SWIFT successfully trialled an instant cross-border SWIFT gpi payments service in the Asia Pacific region. Working with banks in Australia, China, Thailand and Singapore, the pilot successfully demonstrated that by leveraging gpi and gpi banks to inter-connect real-time domestic systems, cross-border payments can be effected almost instantly – even when they involve domestic settlement and non-gpi banks. The fastest payment made directly between gpi banks in these corridors was initiated from a gpi bank in Singapore and credited to a bank account at an Australian gpi bank within nine seconds - in effect, a real-time cross-border payment.

Payment pre-validation capability

SWIFT announced the pilot of an API-enabled integrated pre-validation gpi service to enable the speedy identification and elimination of issues in payment messages. The pilot is the first stage in the rollout of an ambitious gpi validation programme, which will also look at using predictive analytics and artificial intelligence to improve the predictability of international payments.

Multi-bank tracking solution for corporates

SWIFT launched gpi for Corporates (g4C) – a multi-bank payments tracking solution that allows corporates to gain real-time, end-to-end views on their cross-border payments flows. The new service enables banks to provide gpi information to their corporate clients in a standardised way, thus allowing them to initiate and track their gpi payments to and from multiple banks in a single format and integrate it into their back offices, achieving efficiency and transparency with automated end-to-end flows.

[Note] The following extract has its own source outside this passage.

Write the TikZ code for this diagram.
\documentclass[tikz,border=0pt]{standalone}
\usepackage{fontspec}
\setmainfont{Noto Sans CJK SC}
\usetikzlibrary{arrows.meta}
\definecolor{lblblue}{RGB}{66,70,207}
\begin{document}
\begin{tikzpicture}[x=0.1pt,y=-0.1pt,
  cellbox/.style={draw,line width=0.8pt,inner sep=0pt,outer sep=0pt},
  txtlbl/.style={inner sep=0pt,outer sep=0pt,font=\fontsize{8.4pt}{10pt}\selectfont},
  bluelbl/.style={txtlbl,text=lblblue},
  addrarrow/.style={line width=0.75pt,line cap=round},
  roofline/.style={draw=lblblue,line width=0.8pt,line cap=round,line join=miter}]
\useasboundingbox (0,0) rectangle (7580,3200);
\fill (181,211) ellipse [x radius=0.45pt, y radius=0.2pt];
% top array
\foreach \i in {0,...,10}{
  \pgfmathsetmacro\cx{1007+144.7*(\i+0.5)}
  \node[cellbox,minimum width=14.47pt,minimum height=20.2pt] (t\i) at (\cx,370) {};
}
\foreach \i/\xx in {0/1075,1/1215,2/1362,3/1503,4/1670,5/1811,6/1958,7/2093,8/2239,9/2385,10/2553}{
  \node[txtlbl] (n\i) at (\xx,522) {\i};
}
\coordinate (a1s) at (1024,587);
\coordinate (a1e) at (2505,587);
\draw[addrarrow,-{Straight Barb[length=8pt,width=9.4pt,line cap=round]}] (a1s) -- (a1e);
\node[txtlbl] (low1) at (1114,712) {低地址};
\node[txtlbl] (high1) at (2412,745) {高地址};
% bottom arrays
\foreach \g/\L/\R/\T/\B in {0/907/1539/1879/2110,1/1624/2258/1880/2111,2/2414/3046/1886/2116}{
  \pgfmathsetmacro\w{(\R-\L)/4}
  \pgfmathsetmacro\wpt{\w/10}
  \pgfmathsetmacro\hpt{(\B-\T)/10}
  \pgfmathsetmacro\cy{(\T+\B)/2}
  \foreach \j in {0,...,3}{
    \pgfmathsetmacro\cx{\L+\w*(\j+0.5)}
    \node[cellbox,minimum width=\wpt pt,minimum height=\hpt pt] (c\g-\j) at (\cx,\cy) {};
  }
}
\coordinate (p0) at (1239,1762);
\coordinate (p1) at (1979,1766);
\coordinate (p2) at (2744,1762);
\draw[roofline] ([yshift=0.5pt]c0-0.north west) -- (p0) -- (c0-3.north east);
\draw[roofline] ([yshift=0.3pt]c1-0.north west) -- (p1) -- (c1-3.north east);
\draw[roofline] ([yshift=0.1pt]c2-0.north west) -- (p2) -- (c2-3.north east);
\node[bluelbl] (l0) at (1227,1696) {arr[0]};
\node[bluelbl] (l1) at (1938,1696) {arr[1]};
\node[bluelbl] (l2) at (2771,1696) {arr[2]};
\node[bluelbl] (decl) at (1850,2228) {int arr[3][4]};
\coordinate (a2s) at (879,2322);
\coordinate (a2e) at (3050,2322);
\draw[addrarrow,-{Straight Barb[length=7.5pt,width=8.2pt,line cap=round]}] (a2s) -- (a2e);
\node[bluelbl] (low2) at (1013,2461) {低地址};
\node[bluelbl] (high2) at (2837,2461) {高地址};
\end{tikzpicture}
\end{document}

Improved business intelligence

SWIFT debuted a new Business Intelligence gpi Observer Analytics tool giving banks more comprehensive insights into their gpi traffic flows. The unique market and competitive analysis that gpi Observer Analytics provides allows financial institutions to act on reliable data enabling them to optimise their payment routings, steer their cross-border payment strategies and fine-tune their Service Level Agreements. This will lead to lower costs, faster payments and an improved customer value proposition.

Award wins

In 2018, SWIFT gpi won three prestigious industry awards. SWIFTgpi was awarded Best Payments and Settlement Technology Provider at the Central Banking Awards for gpi, the Best Corporate Payments Initiative at the Banking Technology Awards and Best Product Innovation by The Economic Times.


SWIFT is a global member owned cooperative and the world’s leading provider of secure financial messaging services. We provide our community with a platform for messaging and standards for communicating, and we offer products and services to facilitate access and integration, identification, analysis and regulatory compliance.

Our messaging platform, products and services connect more than 11,000 banking and securities organisations, market infrastructures and corporate customers in more than 200 countries and territories. While SWIFT does not hold funds or manage accounts on behalf of customers, we enable our global community of users to communicate securely, exchanging standardised financial messages in a reliable way, thereby supporting global and local financial flows, as well as trade and commerce all around the world.

As their trusted provider, we relentlessly pursue operational excellence; we support our community in addressing cyber threats; and we continually seek ways to lower costs, reduce risks and eliminate operational inefficiencies. Our products and services support our community’s access and integration, business intelligence, reference data and financial crime compliance needs. SWIFT also brings the financial community together – at global, regional and local levels – to shape market practice, define standards and debate issues of mutual interest or concern. SWIFT’s strategic five year plan, SWIFT2020, challenges SWIFT to continue investing in the security, reliability and growth of its core messaging platform, while making additional investments in existing services and delivering new and innovative solutions.

Headquartered in Belgium, SWIFT’s international governance and oversight reinforces the neutral, global character of its cooperative structure. SWIFT’s global office network ensures an active presence in all the major financial centres.

About SWIFT gpi
The SWIFT global payments innovation (SWIFT gpi) is the largest change in cross-border payments over the last 30 years and is the new standard. SWIFT gpi dramatically improves the customer experience in cross-border payments by increasing their speed, transparency and end-to-end tracking. Hundreds of thousands of cross-border payments are being sent every day using the new gpi standard. Payments are made quickly, typically within minutes, even seconds.

SWIFT gpi allows corporates to receive an enhanced payments service, with the following key features:

- Faster, same day use of funds within the time zone of the receiving gpi member
- Transparency of fees
- End-to-end payments tracking
- Remittance information transferred unaltered

With SWIFT gpi, the correspondent banking community, together with fintechs, corporates, and others, is collectively removing frictions and reducing the costs associated with cross-border payments. Since its launch in January 2017, gpi has dramatically improved the cross-border payments experience for corporates in over 800 country corridors. Key features of SWIFT gpi include enhanced business rules and a secure tracking database in the cloud accessible via APIs. New gpi services are routinely developed with the gpi member community and rolled out to the growing network of banks.

Thanks to SWIFT gpi, corporates can grow their international business, improve supplier relationships, and achieve greater treasury efficiencies. Overall, over 50% of SWIFT gpi payments are credited to end beneficiaries within 30 minutes, and almost 100% of payments within 24 hours. In addition to over 300 financial institutions that have adopted gpi, more than 55 payment market infrastructures are already exchanging gpi payments, enabling domestic exchange and tracking. Payment market infrastructures have a critical role to play in facilitating the end-to-end tracking of cross-border payments because as soon as international payments hit the destination country, they are typically cleared through local payment infrastructures.